Through the years, not much has changed. In 1998 for example, an examination issued by the Highway Safety Information System resulted in the same conclusion: ” the car driver’s behavior was more than three times as likely to contribute to the fatal crash than was the truck driver’s behavior. In addition, the car driver was solely responsible for 70 percent of the fatal crashes, compared to 16 percent for the truck driver. “
As it may seem that these confirmed statistics are used to cast blame, this should be further from the truth. As we can all agree that each fatal crash is a tragedy, one cannot continue compounding regulations upon regulations in the hope of ensuring a 100% safe driving environment because reality shows that driving has never been totally “safe.”
In 1899, the U.S. Government began keeping data records on motor-vehicle deaths. In that same year, there were 26 and by 1950 the number reached 33,186 and for 2012 there were 33,561. Between 1963 and 2007, numbers increased, ranging from the low 40’s to as high as 54,589 in 1972. Since 2007, where records show a number of 41,259 deaths across the United States, the numbers have declined.
In fact, as the number of motor-vehicle deaths remained within the range of the low 30’s and low 50’s between 1950 and the most current year data of 2012, records by the Fatality Analysis Reporting System show that traffic fatalities have been the lowest they have ever been within the past 65 years, with the number of 32,479 in 2011 being the lowest in 62 years.
Still, recent reports remain focused on stating that while overall fatalities have continued on a downward trend, accidents involving commercial trucks increased by 8.7% between 2009 and 2010. However, when one looks at the overall data for the period between 2008 and 2011, the number of large trucks involved in fatal crashes actually declined by 12%.
By focusing on only one area of overall statistical reporting such as this results in the call for more regulations to be placed on the CMV driver and the industry, i.e. Electronic Onboard Recorders (EOBRs) and changes in the Hours of Service (HOS) rules. Adding regulations on top of regulations will not help the industry become safer, and most often will have the opposite effect as carriers and drivers are pushed to further limits in meeting the demands of the consumer, business incentives and their own personal welfare.

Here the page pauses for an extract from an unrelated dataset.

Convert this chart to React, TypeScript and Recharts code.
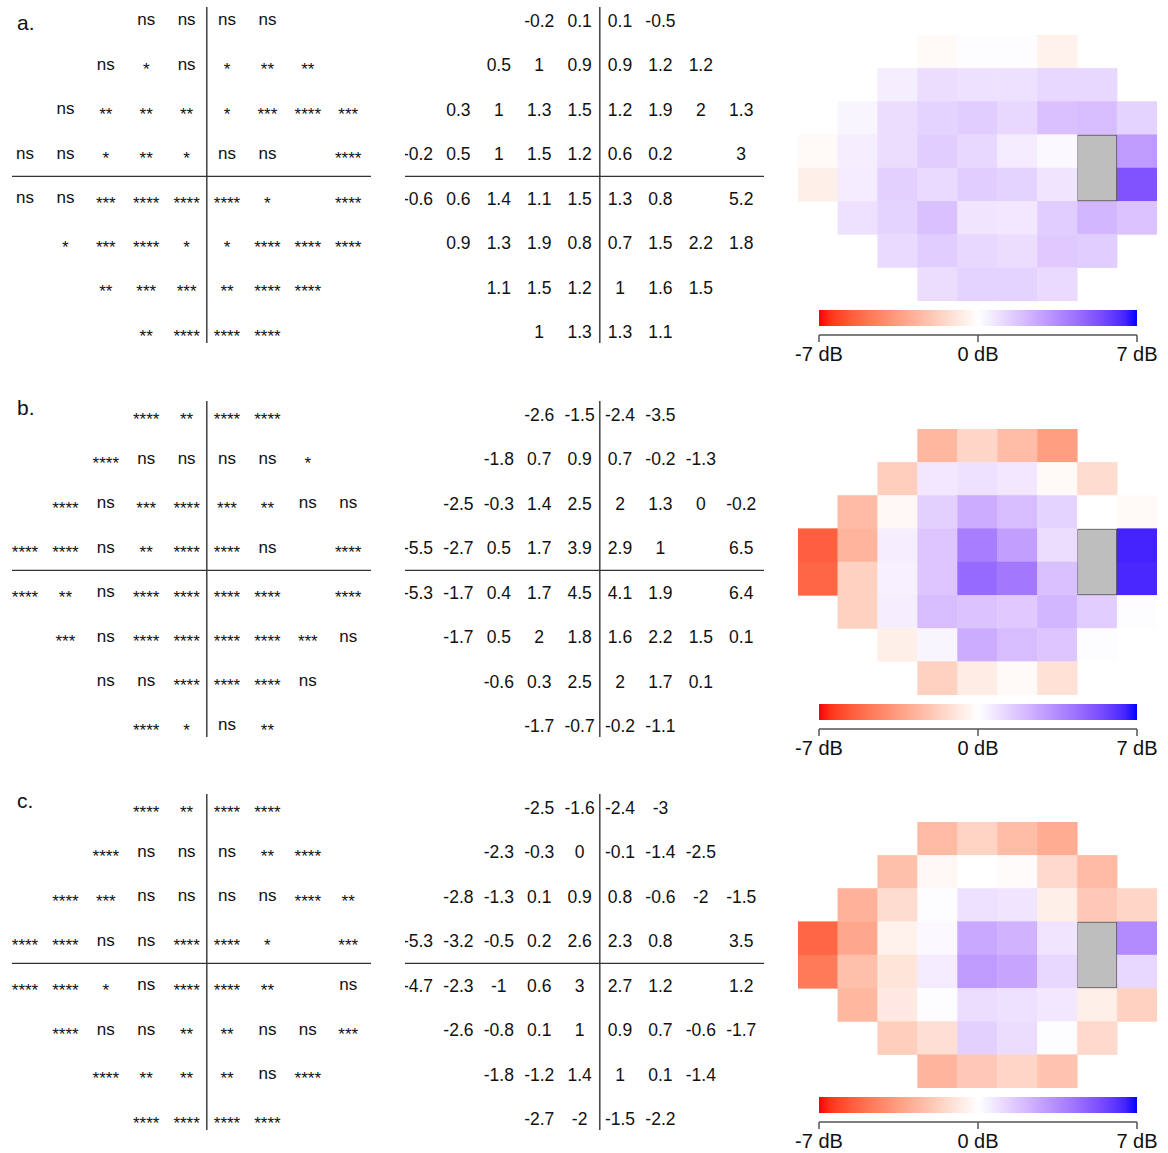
import React from "react";
import {
  ScatterChart,
  Scatter,
  XAxis,
  YAxis,
  ReferenceLine,
  ReferenceArea,
} from "recharts";

const FONT = '"Liberation Sans", Arial, sans-serif';

// 24-2 layout: first column used by each of the 8 rows
const rowStart = [4, 3, 2, 1, 1, 2, 3, 4];

// "" / null = blind spot
const sigA = [
  ["ns", "ns", "ns", "ns"],
  ["ns", "*", "ns", "*", "**", "**"],
  ["ns", "**", "**", "**", "*", "***", "****", "***"],
  ["ns", "ns", "*", "**", "*", "ns", "ns", "", "****"],
  ["ns", "ns", "***", "****", "****", "****", "*", "", "****"],
  ["*", "***", "****", "*", "*", "****", "****", "****"],
  ["**", "***", "***", "**", "****", "****"],
  ["**", "****", "****", "****"],
];

const valuesA = [
  [-0.2, 0.1, 0.1, -0.5],
  [0.5, 1, 0.9, 0.9, 1.2, 1.2],
  [0.3, 1, 1.3, 1.5, 1.2, 1.9, 2, 1.3],
  [-0.2, 0.5, 1, 1.5, 1.2, 0.6, 0.2, null, 3],
  [-0.6, 0.6, 1.4, 1.1, 1.5, 1.3, 0.8, null, 5.2],
  [0.9, 1.3, 1.9, 0.8, 0.7, 1.5, 2.2, 1.8],
  [1.1, 1.5, 1.2, 1, 1.6, 1.5],
  [1, 1.3, 1.3, 1.1],
];

const sigB = [
  ["****", "**", "****", "****"],
  ["****", "ns", "ns", "ns", "ns", "*"],
  ["****", "ns", "***", "****", "***", "**", "ns", "ns"],
  ["****", "****", "ns", "**", "****", "****", "ns", "", "****"],
  ["****", "**", "ns", "****", "****", "****", "****", "", "****"],
  ["***", "ns", "****", "****", "****", "****", "***", "ns"],
  ["ns", "ns", "****", "****", "****", "ns"],
  ["****", "*", "ns", "**"],
];

const valuesB = [
  [-2.6, -1.5, -2.4, -3.5],
  [-1.8, 0.7, 0.9, 0.7, -0.2, -1.3],
  [-2.5, -0.3, 1.4, 2.5, 2, 1.3, 0, -0.2],
  [-5.5, -2.7, 0.5, 1.7, 3.9, 2.9, 1, null, 6.5],
  [-5.3, -1.7, 0.4, 1.7, 4.5, 4.1, 1.9, null, 6.4],
  [-1.7, 0.5, 2, 1.8, 1.6, 2.2, 1.5, 0.1],
  [-0.6, 0.3, 2.5, 2, 1.7, 0.1],
  [-1.7, -0.7, -0.2, -1.1],
];

const sigC = [
  ["****", "**", "****", "****"],
  ["****", "ns", "ns", "ns", "**", "****"],
  ["****", "***", "ns", "ns", "ns", "ns", "****", "**"],
  ["****", "****", "ns", "ns", "****", "****", "*", "", "***"],
  ["****", "****", "*", "ns", "****", "****", "**", "", "ns"],
  ["****", "ns", "ns", "**", "**", "ns", "ns", "***"],
  ["****", "**", "**", "**", "ns", "****"],
  ["****", "****", "****", "****"],
];

const valuesC = [
  [-2.5, -1.6, -2.4, -3],
  [-2.3, -0.3, 0, -0.1, -1.4, -2.5],
  [-2.8, -1.3, 0.1, 0.9, 0.8, -0.6, -2, -1.5],
  [-5.3, -3.2, -0.5, 0.2, 2.6, 2.3, 0.8, null, 3.5],
  [-4.7, -2.3, -1, 0.6, 3, 2.7, 1.2, null, 1.2],
  [-2.6, -0.8, 0.1, 1, 0.9, 0.7, -0.6, -1.7],
  [-1.8, -1.2, 1.4, 1, 0.1, -1.4],
  [-2.7, -2, -1.5, -2.2],
];

const panelLabels = ["a.", "b.", "c."];
const colorbarTicks = [-7, 0, 7];
const LIMIT = 7;

// ---- Lab interpolation (red - white - blue) ----
const toLin = (c: number) => {
  c /= 255;
  return c <= 0.04045 ? c / 12.92 : Math.pow((c + 0.055) / 1.055, 2.4);
};
const fromLin = (c: number) => {
  const v = c <= 0.0031308 ? 12.92 * c : 1.055 * Math.pow(c, 1 / 2.4) - 0.055;
  return Math.round(Math.max(0, Math.min(1, v)) * 255);
};
const WN = [0.95047, 1, 1.08883];
const f = (t: number) => (t > 0.008856 ? Math.cbrt(t) : 7.787 * t + 16 / 116);
const finv = (t: number) => (t * t * t > 0.008856 ? t * t * t : (t - 16 / 116) / 7.787);

function rgbToLab(rgb: number[]) {
  const [r, g, b] = rgb.map(toLin);
  const X = (0.4124564 * r + 0.3575761 * g + 0.1804375 * b) / WN[0];
  const Y = (0.2126729 * r + 0.7151522 * g + 0.072175 * b) / WN[1];
  const Z = (0.0193339 * r + 0.119192 * g + 0.9503041 * b) / WN[2];
  return [116 * f(Y) - 16, 500 * (f(X) - f(Y)), 200 * (f(Y) - f(Z))];
}

function labToHex(lab: number[]) {
  const fy = (lab[0] + 16) / 116;
  const fx = fy + lab[1] / 500;
  const fz = fy - lab[2] / 200;
  const X = WN[0] * finv(fx);
  const Y = WN[1] * finv(fy);
  const Z = WN[2] * finv(fz);
  const r = 3.2404542 * X - 1.5371385 * Y - 0.4985314 * Z;
  const g = -0.969266 * X + 1.8760108 * Y + 0.041556 * Z;
  const b = 0.0556434 * X - 0.2040259 * Y + 1.0572252 * Z;
  return "#" + [r, g, b].map((c) => fromLin(c).toString(16).padStart(2, "0")).join("");
}

const LAB_RED = rgbToLab([255, 0, 0]);
const LAB_WHITE = rgbToLab([255, 255, 255]);
const LAB_BLUE = rgbToLab([0, 0, 255]);

function colorFor(v: number) {
  const t = Math.max(-1, Math.min(1, v / LIMIT));
  const end = t < 0 ? LAB_RED : LAB_BLUE;
  const k = Math.abs(t);
  return labToHex(LAB_WHITE.map((w, i) => w + (end[i] - w) * k));
}

// ---- data to points ----
function toCells(rows: any[][]) {
  return rows.flatMap((r, i) =>
    r
      .map((v, j) => ({ col: rowStart[i] + j, row: i + 1, v }))
      .filter((c) => c.v !== null && c.v !== "")
  );
}

// ---- layout ----
const ROW_TOPS = [0, 393.5, 787];
const LABEL_BASE = [30, 415, 808];
const GRID_X: [number, number] = [0.678, 9.564];
const GRID_Y: [number, number] = [0.69, 8.25];
const CELL_W = 359 / 9;
const CELL_H = 266 / 8;
const LINE = "#333";

const SigText = (props: any) => {
  const { cx, cy, payload } = props;
  const star = String(payload.v).startsWith("*");
  return (
    <text
      x={cx}
      y={cy + (star ? 10 : 4.5)}
      textAnchor="middle"
      fontSize={17}
      fontFamily={FONT}
      fill="#111"
    >
      {payload.v}
    </text>
  );
};

const ValueText = (props: any) => {
  const { cx, cy, payload } = props;
  return (
    <text x={cx} y={cy + 6.2} textAnchor="middle" fontSize={17.5} fontFamily={FONT} fill="#111">
      {String(payload.v)}
    </text>
  );
};

const HeatCell = (props: any) => {
  const { cx, cy, payload } = props;
  const c = colorFor(payload.v);
  return (
    <rect
      x={cx - CELL_W / 2}
      y={cy - CELL_H / 2}
      width={CELL_W}
      height={CELL_H}
      fill={c}
      stroke={c}
      strokeWidth={0.5}
    />
  );
};

const Hidden = () => <g />;

function GridChart({ data, shape, margin, width }: any) {
  return (
    <ScatterChart width={width} height={350} margin={margin}>
      <XAxis type="number" dataKey="col" domain={GRID_X} allowDataOverflow hide />
      <YAxis type="number" dataKey="row" domain={GRID_Y} allowDataOverflow reversed hide />
      <ReferenceLine x={5.5} stroke={LINE} strokeWidth={1.4} />
      <ReferenceLine y={4.5} stroke={LINE} strokeWidth={1.4} />
      <Scatter data={data} shape={shape} isAnimationActive={false} />
    </ScatterChart>
  );
}

function Panel({ idx, sig, values }: any) {
  const top = ROW_TOPS[idx];
  const sigCells = toCells(sig);
  const valCells = toCells(values);
  const gid = `cbar${idx}`;
  return (
    <>
      <div
        style={{
          position: "absolute",
          left: 17,
          top: LABEL_BASE[idx] - 17.8,
          fontFamily: FONT,
          fontSize: 21,
          lineHeight: "21px",
          color: "#111",
        }}
      >
        {panelLabels[idx]}
      </div>
      <div style={{ position: "absolute", left: 0, top }}>
        <GridChart
          data={sigCells}
          shape={SigText}
          width={380}
          margin={{ top: 7, bottom: 7, left: 12, right: 9 }}
        />
      </div>
      <div style={{ position: "absolute", left: 396, top }}>
        <GridChart
          data={valCells}
          shape={ValueText}
          width={374}
          margin={{ top: 7, bottom: 7, left: 9, right: 6 }}
        />
      </div>
      <div style={{ position: "absolute", left: 790, top }}>
        <ScatterChart width={378} height={305} margin={{ top: 35, bottom: 4, left: 8, right: 11 }}>
          <XAxis type="number" dataKey="col" domain={[0.5, 9.5]} allowDataOverflow hide />
          <YAxis type="number" dataKey="row" domain={[0.5, 8.5]} allowDataOverflow reversed hide />
          <Scatter data={valCells} shape={HeatCell} isAnimationActive={false} />
          <ReferenceArea
            x1={7.5}
            x2={8.5}
            y1={3.5}
            y2={5.5}
            fill="#bebebe"
            fillOpacity={1}
            stroke="#333"
            strokeWidth={1.5}
          />
        </ScatterChart>
      </div>
      <div style={{ position: "absolute", left: 790, top: top + 300 }}>
        <ScatterChart width={378} height={70} margin={{ top: 10, bottom: 5, left: 29, right: 31 }}>
          <defs>
            <linearGradient id={gid} x1="0" y1="0" x2="1" y2="0">
              {Array.from({ length: 29 }, (_, i) => (
                <stop
                  key={i}
                  offset={i / 28}
                  stopColor={colorFor(-LIMIT + (2 * LIMIT * i) / 28)}
                />
              ))}
            </linearGradient>
          </defs>
          <XAxis
            type="number"
            dataKey="x"
            domain={[-LIMIT, LIMIT]}
            ticks={colorbarTicks}
            interval={0}
            allowDataOverflow
            height={30}
            tickSize={7}
            tickMargin={5}
            axisLine={{ stroke: "#555", strokeWidth: 1.5 }}
            tickLine={{ stroke: "#555", strokeWidth: 1.5 }}
            tick={{ fontSize: 20, fill: "#111", fontFamily: FONT }}
            tickFormatter={(v: number) => `${v} dB`}
          />
          <YAxis type="number" dataKey="y" domain={[0, 1]} allowDataOverflow hide />
          <ReferenceArea
            x1={-LIMIT}
            x2={LIMIT}
            y1={0.36}
            y2={1}
            fill={`url(#${gid})`}
            fillOpacity={1}
            stroke="none"
          />
          <Scatter
            data={colorbarTicks.map((x) => ({ x, y: 0 }))}
            shape={Hidden}
            isAnimationActive={false}
          />
        </ScatterChart>
      </div>
    </>
  );
}

export default function App() {
  return (
    <div
      style={{
        position: "absolute",
        left: 0,
        top: 0,
        width: 1168,
        height: 1153,
        background: "#fff",
      }}
    >
      <Panel idx={0} sig={sigA} values={valuesA} />
      <Panel idx={1} sig={sigB} values={valuesB} />
      <Panel idx={2} sig={sigC} values={valuesC} />
    </div>
  );
}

The FMCSA can continue to implement as many regulations that they wish upon drivers and the industry, yet none will ever have a direct effect on the millions of auto drivers and their driving habits or on their way of thinking. It is impossible for any government regulator to devise a rule which will prevent the driver of an auto to not pass a CMV and then immediately swerve back in front of it to take the next exit. It is impossible for any government regulator to devise a rule which will prevent the driver of an auto from pulling out in front of an oncoming CMV in hopes of beating a few seconds of extra waiting time and it is impossible for any government regulator to devise a rule which will prevent the driver of an auto from driving while fatigued.
Further regulations are nothing more than compounding a problem with more problems. The trucking industry itself can be the one to ensure safer highways and further correct many of the issues faced within the industry, without governmental action to impose additional regulations:
- Develop and implement their own Entry Level Driver Training AND Hiring Standards
- Increase driver wages which have remained stagnant for the past 25 years which add to drivers pushing for more miles in anticipation for a livable pay check
- Develop a professional treatment toward their drivers, respecting the current rules in place as they relate to HOS rules, driver fatigue and drivers’ lawful rights
- Stop the intimidation, harassment and retaliatory behavior against drivers to work toward ending the industry’s “Us against them” mentality
- To further campaign and promote highway safety by providing educational resources directed at the general public in order to cultivate a deeper understanding and awareness for autos as it relates to sharing the road with the big rigs
As safety groups continue to play a major role in the addition of regulations placed on the industry, often these groups display a supportive approach for the drivers. Safety groups have called for better pay for drivers; they have voiced their concerns for the need of safer parking areas and appropriate rest time for drivers; they have expressed interest in the need to stop forced dispatching, causing the driver to be pushed beyond the boundaries of safety.
By all ways and means, the industry itself has been its own worst enemy. If the industry would step up and implement the solutions to the problems, would the government then have any reason to intervene on behalf of safety groups and attorneys? If the industry is so fearful of the CSA, safety ratings and interventions from the FMCSA, and is truly concerned about a driver shortage, why is it not possible for one of the world’s largest industries to create the solutions to the problems that they have allowed to continue for decades?
This industry must stop casting blame in all directions toward the FMCSA, professional drivers and even the general public, all for the sake of corporate greed. They must finally face these issues which they have generated over the years which in return, have forced the government into the equation with such actions as HOS, speed limiters and ELD’s.